Every tool supports suppression of false positives. Do it properly: file-level suppression with a comment explaining why the finding is not applicable (@SuppressWarnings("SpotBugs") // reason: ...) is far better than global rule disabling. Track suppressions in code review so they are visible to the team and periodically reviewed for continued validity.

7. Keep tools updated

Static analysis rule sets are updated frequently as new CVE patterns, Java API misuse patterns, and CWE categories are identified. SpotBugs 4.x, PMD 7.x, and SonarQube's Java analyzer each receive regular rule updates. Running a two-year-old version of SpotBugs against Java 21 code will miss modern patterns. Pin tool versions in your build configuration, review changelogs quarterly, and update intentionally.

8. Combine static analysis with complementary techniques

Java static analysis tools catch code-level issues but do not detect third-party dependency vulnerabilities (use OWASP Dependency-Check or Snyk SCA), runtime configuration errors (use DAST), or infrastructure misconfigurations (use IaC scanners). A layered security posture — SAST + SCA + DAST — provides coverage at each layer of the stack. Our companion guide on SAST tools covers how these layers fit together in a DevSecOps pipeline.

Frequently Asked Questions

What is Java static analysis?

Java static analysis is the automated examination of Java source code or bytecode without executing the program. Tools parse your code into an AST or CFG and apply rule sets to detect bugs (null-pointer dereferences, resource leaks), security vulnerabilities (SQL injection, insecure crypto), style violations, and dead code. Because no execution is required, java static source code analysis runs cheaply in CI and catches issues that unit tests miss — particularly in code paths that are rarely exercised.
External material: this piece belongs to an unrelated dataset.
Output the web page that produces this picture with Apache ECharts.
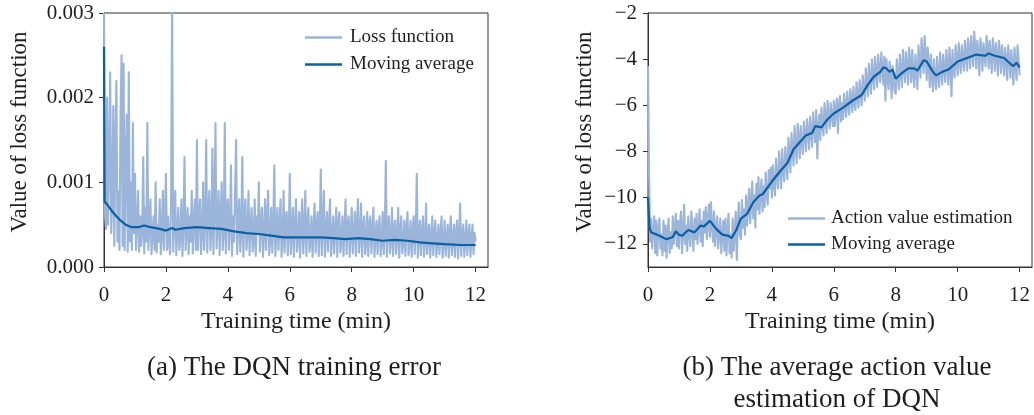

What is the best free Java static analysis tool?

For most teams, SpotBugs is the best free java static analysis tool for finding real runtime bugs — it catches null-pointer dereferences, resource leaks, and concurrency issues in compiled bytecode with a low false-positive rate. SonarQube Community Edition is the best free option for a full quality dashboard with multi-language support. CodeQL (free for public GitHub repositories) provides the deepest security analysis. For style enforcement, Checkstyle and PMD are the standards.

Does SonarQube support Java 17 and Java 21?

Yes. SonarQube's Java analyzer supports Java 8 through Java 21, including sealed classes, records, pattern matching for switch, and virtual threads introduced in Java 21 (Project Loom). The SonarQube scanner uses its own parser rather than the JDK compiler, so it can analyze Java 21 code without requiring JDK 21 on the CI agent.

Is static analysis enough for Java security?

No. Java static analysis tools catch code-level vulnerabilities but cannot detect runtime configuration issues, authentication flaws requiring a live environment, or vulnerabilities in third-party dependencies. A comprehensive Java security posture requires static code analysis for Java (SAST), dependency scanning (SCA), dynamic testing (DAST), and, for high-assurance systems, runtime application self-protection (RASP). SAST is the most cost-effective first layer because it runs early and cheaply — before a single container is deployed.

How do I integrate Java static analysis into CI/CD?

Add a fast tool (SpotBugs, PMD, or Checkstyle) as a Maven or Gradle build step that fails on rule violations — this runs on every commit in under two minutes. Add SonarQube or Semgrep as a separate CI stage on pull requests, scoped to new code only, publishing results as PR comments. Schedule a full CodeQL or deep SonarQube scan nightly against main. Keep the PR gate fast by analyzing only changed files; use the nightly scan for whole-codebase interprocedural analysis.

What is the difference between SpotBugs and PMD for Java?

SpotBugs analyzes compiled bytecode and specializes in genuine runtime bugs: null-pointer dereferences, resource leaks, incorrect synchronization, and API misuse. Its findings are high-signal and low-noise. PMD analyzes Java source code and focuses on code quality: unused variables, overly complex methods, naming convention violations, and — via its CPD engine — copy-paste duplicate code. They are complementary: most Java projects benefit from running both. SpotBugs is your bug net; PMD is your code quality auditor.